The story of Ashley Smith's in-custody death in 2007 was so shocking that it touched many Canadians unaccustomed to empathy for prisoners. How could a young, mentally-ill woman asphyxiate to death while prison guards filmed the incident a few feet away? Our report, produced by the International Human Rights Program at the Faculty is shocking because it details how women a lot like Ashley continue to be treated in a manner that breaches their human rights.

Years after Smith's death, the Correctional Service still has scarce resources available to federally-sentenced women with mental health issues, despite the fact that nearly a third of imprisoned women identify as having such issues upon intake.

This lack of treatment leads to a now-predictable cycle of institutional adjustment problems, excessive use of force, associated institutional and criminal charges, ballooning sentences, administrative segregation (sometimes for months at a time), and transfers across the country away from family and community support. The cumulative effect is cruel, inhuman, and degrading punishment, and it is entirely at odds with Canadian notions of justice.

Canada pledged to eradicate torture and cruel, inhuman and degrading treatment when it signed the Convention more than 25 years ago. Yet, in its report to the Committee which covers the time period including Smith's death, Canada doesn't mention its treatment of federally-sentenced women with serious mental health issues at all.

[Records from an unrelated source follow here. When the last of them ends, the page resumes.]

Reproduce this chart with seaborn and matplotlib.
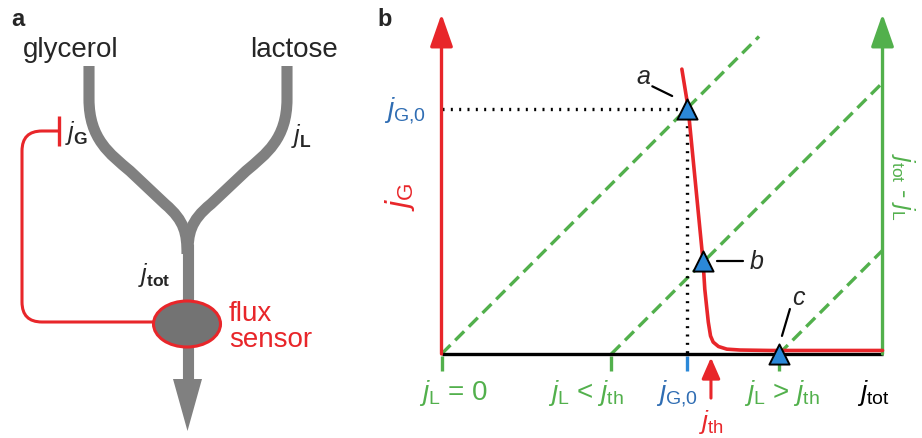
import numpy as np
import pandas as pd
import seaborn as sns
import matplotlib.pyplot as plt
from matplotlib.path import Path
from matplotlib.patches import PathPatch, Ellipse, Polygon

# panel b values, in units where j_tot = 1
curve_x = [0.545, 0.559, 0.593, 0.597, 0.601, 0.605, 0.610, 0.616, 0.628, 0.647, 0.677, 0.745, 1.0]
curve_y = [0.646, 0.560, 0.211, 0.147, 0.109, 0.072, 0.041, 0.027, 0.017, 0.011, 0.009, 0.008, 0.008]
jl_levels = [0.0, 0.385, 0.765]
jl_ends = [0.72, 1.0, 1.0]
point_names = ['a', 'b', 'c']
point_x = [0.556, 0.593, 0.765]
point_y = [0.556, 0.211, 0.0]
jg0 = 0.556
jth = 0.611
jtot = 1.0
axis_top = 0.771

RED = '#e8262a'
GREEN = '#52b04c'
BLUE = '#2b88d8'
DBLUE = '#2f6db3'
GRAY = '#808080'

sns.set_style('white')
plt.rcParams['font.family'] = ['Liberation Sans', 'DejaVu Sans']
plt.rcParams['mathtext.fontset'] = 'custom'
plt.rcParams['mathtext.rm'] = 'Liberation Sans'
plt.rcParams['mathtext.it'] = 'Liberation Sans:italic'
plt.rcParams['mathtext.bf'] = 'Liberation Sans:bold'

fig = plt.figure(figsize=(9.22, 4.39), dpi=100)

# ---------- panel a (drawn in pixel coordinates) ----------
ax0 = fig.add_axes([0, 0, 1, 1])
ax0.set_xlim(0, 922)
ax0.set_ylim(439, 0)
ax0.axis('off')

tube_lw = 8.0
left = Path([(89, 67), (89, 100), (89, 140), (110, 155), (130, 172), (165, 205),
             (185, 222), (187, 235), (187, 255)],
            [Path.MOVETO, Path.LINETO, Path.CURVE4, Path.CURVE4, Path.CURVE4,
             Path.LINETO, Path.CURVE4, Path.CURVE4, Path.CURVE4])
right = Path([(287, 67), (287, 100), (287, 140), (266, 155), (246, 172), (211, 205),
              (190, 222), (188, 235), (188, 255)],
             [Path.MOVETO, Path.LINETO, Path.CURVE4, Path.CURVE4, Path.CURVE4,
              Path.LINETO, Path.CURVE4, Path.CURVE4, Path.CURVE4])
for p in (left, right):
    ax0.add_patch(PathPatch(p, fill=False, edgecolor=GRAY, lw=tube_lw, capstyle='butt'))
ax0.plot([187.5, 187.5], [245, 384], color=GRAY, lw=tube_lw, solid_capstyle='butt')
ax0.add_patch(Polygon([(173, 380), (202, 380), (187.5, 432)], closed=True, color=GRAY, lw=0))

# feedback line
fb = Path([(153, 323), (42, 323), (22, 323), (22, 303), (22, 152), (22, 132), (42, 132), (59, 132)],
          [Path.MOVETO, Path.LINETO, Path.CURVE3, Path.CURVE3, Path.LINETO,
           Path.CURVE3, Path.CURVE3, Path.LINETO])
ax0.add_patch(PathPatch(fb, fill=False, edgecolor=RED, lw=2.2))
ax0.plot([59, 59], [117, 147], color=RED, lw=2.4, solid_capstyle='butt')
ax0.add_patch(Ellipse((187, 325), 67, 46, facecolor='#737373', edgecolor=RED, lw=2.2, zorder=3))

ax0.text(18, 20, 'a', fontsize=17, fontweight='bold', ha='center', va='center')
ax0.text(70.5, 57, 'glycerol', fontsize=20, ha='center', va='baseline')
ax0.text(294, 57, 'lactose', fontsize=20, ha='center', va='baseline')
ax0.text(65, 140, r'$j_\mathbf{G}$', fontsize=18, ha='left', va='baseline')
ax0.text(291, 143, r'$j_\mathbf{L}$', fontsize=18, ha='left', va='baseline')
ax0.text(138, 282, r'$j_\mathbf{tot}$', fontsize=18, ha='left', va='baseline')
ax0.text(229, 321, 'flux', fontsize=20, color=RED, ha='left', va='baseline')
ax0.text(229, 347, 'sensor', fontsize=20, color=RED, ha='left', va='baseline')

# ---------- panel b ----------
ax1 = fig.add_axes([397.4 / 922, 0.21 / 439, 520.4 / 922, 436.6 / 439])
ax1.patch.set_alpha(0)

dash_rows = []
for lvl, xe in zip(jl_levels, jl_ends):
    dash_rows.append({'x': lvl, 'y': 0.0, 'level': lvl})
    dash_rows.append({'x': xe, 'y': xe - lvl, 'level': lvl})
dash_df = pd.DataFrame(dash_rows)
sns.lineplot(data=dash_df, x='x', y='y', units='level', estimator=None, sort=False,
             color=GREEN, lw=2.4, linestyle=(0, (3.8, 2.0)), legend=False, ax=ax1, zorder=2)

# dotted guides to j_G,0
ax1.plot([0, jg0], [jg0, jg0], color='black', lw=2.4, linestyle=(0, (0.6, 1.9)), zorder=2)
ax1.plot([jg0, jg0], [jg0, 0], color='black', lw=2.4, linestyle=(0, (0.6, 1.9)), zorder=2)

# baseline
ax1.plot([0, jtot], [0, 0], color='black', lw=2.4, zorder=3, solid_capstyle='butt')

curve_df = pd.DataFrame({'x': curve_x, 'y': curve_y})
sns.lineplot(data=curve_df, x='x', y='y', sort=False, estimator=None, color=RED, lw=2.6,
             ax=ax1, zorder=4)

# axis arrows
arrow_style = '-|>,head_length=1.0,head_width=0.35'
ax1.annotate('', xy=(0, axis_top), xytext=(0, 0),
             arrowprops=dict(arrowstyle=arrow_style, color=RED, lw=2.4, mutation_scale=20,
                             shrinkA=0, shrinkB=0), zorder=3)
ax1.annotate('', xy=(jtot, axis_top), xytext=(jtot, 0),
             arrowprops=dict(arrowstyle=arrow_style, color=GREEN, lw=2.4, mutation_scale=20,
                             shrinkA=0, shrinkB=0), zorder=3)
ax1.annotate('', xy=(jth, -0.008), xytext=(jth, -0.10),
             arrowprops=dict(arrowstyle='-|>,head_length=0.8,head_width=0.35', color=RED,
                             lw=2.2, mutation_scale=16, shrinkA=0, shrinkB=0))

# tick marks under the baseline
for xv in jl_levels:
    ax1.plot([xv, xv], [-0.004, -0.039], color=GREEN, lw=2.4, solid_capstyle='butt')
ax1.plot([jg0, jg0], [-0.004, -0.039], color=BLUE, lw=2.4, solid_capstyle='butt')

# operating points
sns.scatterplot(x=point_x, y=point_y, marker='^', s=210, color=BLUE, edgecolor='black',
                linewidth=1.4, ax=ax1, zorder=6, clip_on=False)
offsets = {'a': ((-0.033, 0.029), (-0.078, 0.051), (-0.099, 0.074)),
           'b': ((0.032, 0.0), (0.091, 0.0), (0.122, 0.0)),
           'c': ((0.007, 0.041), (0.025, 0.102), (0.044, 0.129))}
for name, px, py in zip(point_names, point_x, point_y):
    (s0, s1, t0) = offsets[name]
    ax1.plot([px + s0[0], px + s1[0]], [py + s0[1], py + s1[1]], color='black', lw=1.6)
    ax1.text(px + t0[0], py + t0[1], name, fontsize=18, style='italic',
             ha='center', va='center')

# labels
lab_y = -0.102
ax1.text(0.027, lab_y, r'$j_\mathrm{L}$ = 0', fontsize=20, color=GREEN, ha='center', va='baseline')
ax1.text(0.328, lab_y, r'$j_\mathrm{L}$ < $j_\mathrm{th}$', fontsize=20, color=GREEN,
         ha='center', va='baseline')
ax1.text(jg0 - 0.022, lab_y, r'$j_\mathrm{G{,}0}$', fontsize=20, color=DBLUE, ha='center', va='baseline')
ax1.text(0.772, lab_y, r'$j_\mathrm{L}$ > $j_\mathrm{th}$', fontsize=20, color=GREEN,
         ha='center', va='baseline')
ax1.text(0.979, lab_y, r'$j_\mathrm{tot}$', fontsize=20, color='black', ha='center', va='baseline')
ax1.text(jth + 0.002, -0.168, r'$j_\mathrm{th}$', fontsize=19, color=RED, ha='center', va='baseline')
ax1.text(-0.083, jg0 - 0.016, r'$j_\mathrm{G{,}0}$', fontsize=20, color=DBLUE, ha='center', va='baseline')
ax1.text(-0.094, 0.358, r'$j_\mathrm{G}$', fontsize=23, color=RED, rotation=90,
         ha='center', va='center')
ax1.text(1.047, 0.381, r'$j_\mathrm{tot}$ - $j_\mathrm{L}$', fontsize=18, color=GREEN,
         rotation=270, ha='center', va='center')
ax1.text(-0.128, 0.760, 'b', fontsize=17, fontweight='bold', ha='center', va='center')

ax1.set_xlim(-0.1, 1.08)
ax1.set_ylim(-0.19, 0.80)
ax1.axis('off')

fig.savefig('out.png', dpi=100)
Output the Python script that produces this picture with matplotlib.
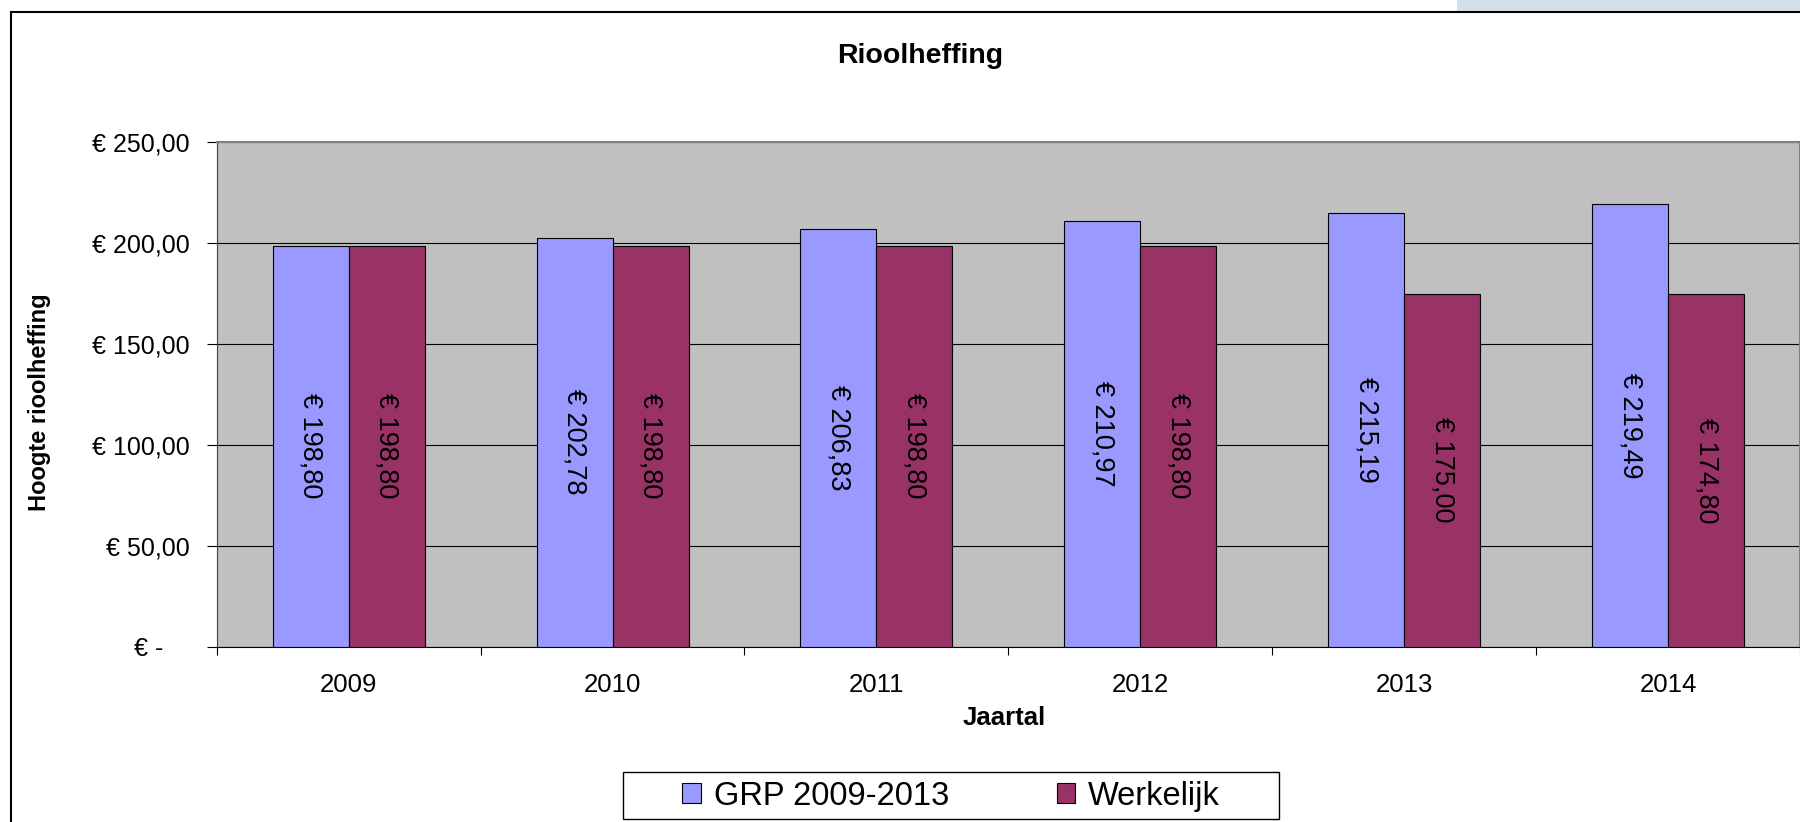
import matplotlib
matplotlib.use("Agg")
import matplotlib.pyplot as plt
from matplotlib.patches import Rectangle, Patch
from matplotlib.lines import Line2D
from matplotlib.transforms import ScaledTranslation
import numpy as np

# ---- data ----
years = ["2009", "2010", "2011", "2012", "2013", "2014"]
grp = [198.80, 202.78, 206.83, 210.97, 215.19, 219.49]
werkelijk = [198.80, 198.80, 198.80, 198.80, 175.00, 174.80]
series_names = ["GRP 2009-2013", "Werkelijk"]
y_ticks = [0, 50, 100, 150, 200, 250]
y_tick_labels = ["€ -", "€ 50,00", "€ 100,00", "€ 150,00", "€ 200,00", "€ 250,00"]
title = "Rioolheffing"
x_label = "Jaartal"
y_label = "Hoogte rioolheffing"

def euro(v):
    return "€ " + f"{v:.2f}".replace(".", ",")

plt.rcParams['font.family'] = ['Liberation Sans', 'DejaVu Sans']

W, H = 1800, 822
fig = plt.figure(figsize=(W / 100, H / 100), dpi=100)
fig.patch.set_facecolor("white")

def fx(px):
    return px / W

def fy(py):
    return 1 - py / H

ax_left, ax_right, ax_top, ax_bottom = 216.7, 1800, 142.3, 646.7
ax = fig.add_axes([fx(ax_left), fy(ax_bottom), fx(ax_right - ax_left), (ax_bottom - ax_top) / H])
ax.set_facecolor("#C0C0C0")

x = np.arange(len(years))
w = 0.288
c1 = ax.bar(x - w / 2, grp, w, color="#9999FF", edgecolor="black", linewidth=0.8, zorder=3)
c2 = ax.bar(x + w / 2, werkelijk, w, color="#993366", edgecolor="black", linewidth=0.8, zorder=3)

ax.bar_label(c1, labels=[euro(v) for v in grp], label_type="center", rotation=-90, fontsize=19.5)
ax.bar_label(c2, labels=[euro(v) for v in werkelijk], label_type="center", rotation=-90, fontsize=19.5)

ax.set_xlim(-0.5, len(years) - 0.5)
ax.set_ylim(0, 250)

ax.set_yticks(y_ticks)
ax.set_yticklabels(y_tick_labels, fontsize=18)
ax.tick_params(axis="y", direction="out", length=7.2, width=0.8, pad=12, color="black")
# shift the zero label leftwards (accounting style)
lab0 = ax.get_yticklabels()[0]
lab0.set_transform(lab0.get_transform() + ScaledTranslation(-27 / 100, 0, fig.dpi_scale_trans))

ax.set_xticks(np.arange(-0.5, len(years), 1.0))
ax.set_xticklabels([])
ax.set_xticks(x, minor=True)
ax.set_xticklabels(years, minor=True, fontsize=18.5)
ax.tick_params(axis="x", which="major", direction="out", length=6, width=0.8, color="black")
ax.tick_params(axis="x", which="minor", length=0, pad=19)

ax.yaxis.grid(True, color="black", linewidth=0.8)
ax.set_axisbelow(True)

for s in ["top", "right"]:
    ax.spines[s].set_color("#808080")
    ax.spines[s].set_linewidth(1.5)
ax.spines["left"].set_color("#404040")
ax.spines["left"].set_linewidth(0.8)
ax.spines["bottom"].set_color("black")
ax.spines["bottom"].set_linewidth(0.8)

# titles
fig.text(fx(919.7), fy(63.3), title, ha="center", va="baseline", fontsize=20.5, fontweight="bold")
fig.text(fx(1004), fy(725), x_label, ha="center", va="baseline", fontsize=18.5, fontweight="bold")
fig.text(fx(40), fy(402.5), y_label, ha="center", va="center", rotation=90, fontsize=17, fontweight="bold")

# legend
fig.patches.append(Rectangle((fx(623), fy(819)), fx(1279 - 623), (819 - 772) / H,
                             transform=fig.transFigure, facecolor="white", edgecolor="black",
                             linewidth=1.0, zorder=1))
handles = [Patch(facecolor="#9999FF", edgecolor="black", linewidth=0.8),
           Patch(facecolor="#993366", edgecolor="black", linewidth=0.8)]
leg = fig.legend(handles, series_names, loc="center", bbox_to_anchor=(fx(951), fy(796)),
                 ncol=2, fontsize=23.5, frameon=False, handlelength=0.58, handleheight=0.58,
                 handletextpad=0.38, columnspacing=3.3, borderpad=0.0)
leg.set_zorder(5)

# outer chart border (top & left visible)
fig.lines.append(Line2D([fx(11), fx(11)], [0, fy(12)], transform=fig.transFigure, color="black", linewidth=1.5))
fig.lines.append(Line2D([fx(11), 1], [fy(12), fy(12)], transform=fig.transFigure, color="black", linewidth=1.5))
# light strip at top right
fig.patches.append(Rectangle((fx(1457), fy(11)), fx(1800 - 1457), 11 / H, transform=fig.transFigure,
                             facecolor="#D3DFE8", edgecolor="none"))

fig.savefig("out.png", dpi=100)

Instead, in what appears to be a veiled reference to the Smith case, the federal government congratulates itself for "promptly and decisively" investigating and disciplining negligent correctional staff. There is no reference to systemic change to ensure that another woman doesn't suffer a similar fate; this is despite the fact that the Canadian prison ombudsman found that "Ms. Smith's death was the result of individual failures that occurred in combination with much larger systemic issues within ill-functioning and under-resourced correctional and mental health systems."

Given the federal government's rush to fill our penitentiaries, we urge the Committee against Torture to send a strong signal to Canada to stop serious rights violations against federally-sentenced women with mental health issues. These women are amongst the most marginalized members of our society and it is distressing that a public shaming in an international forum is required to persuade Canada to treat its own citizens with dignity and respect.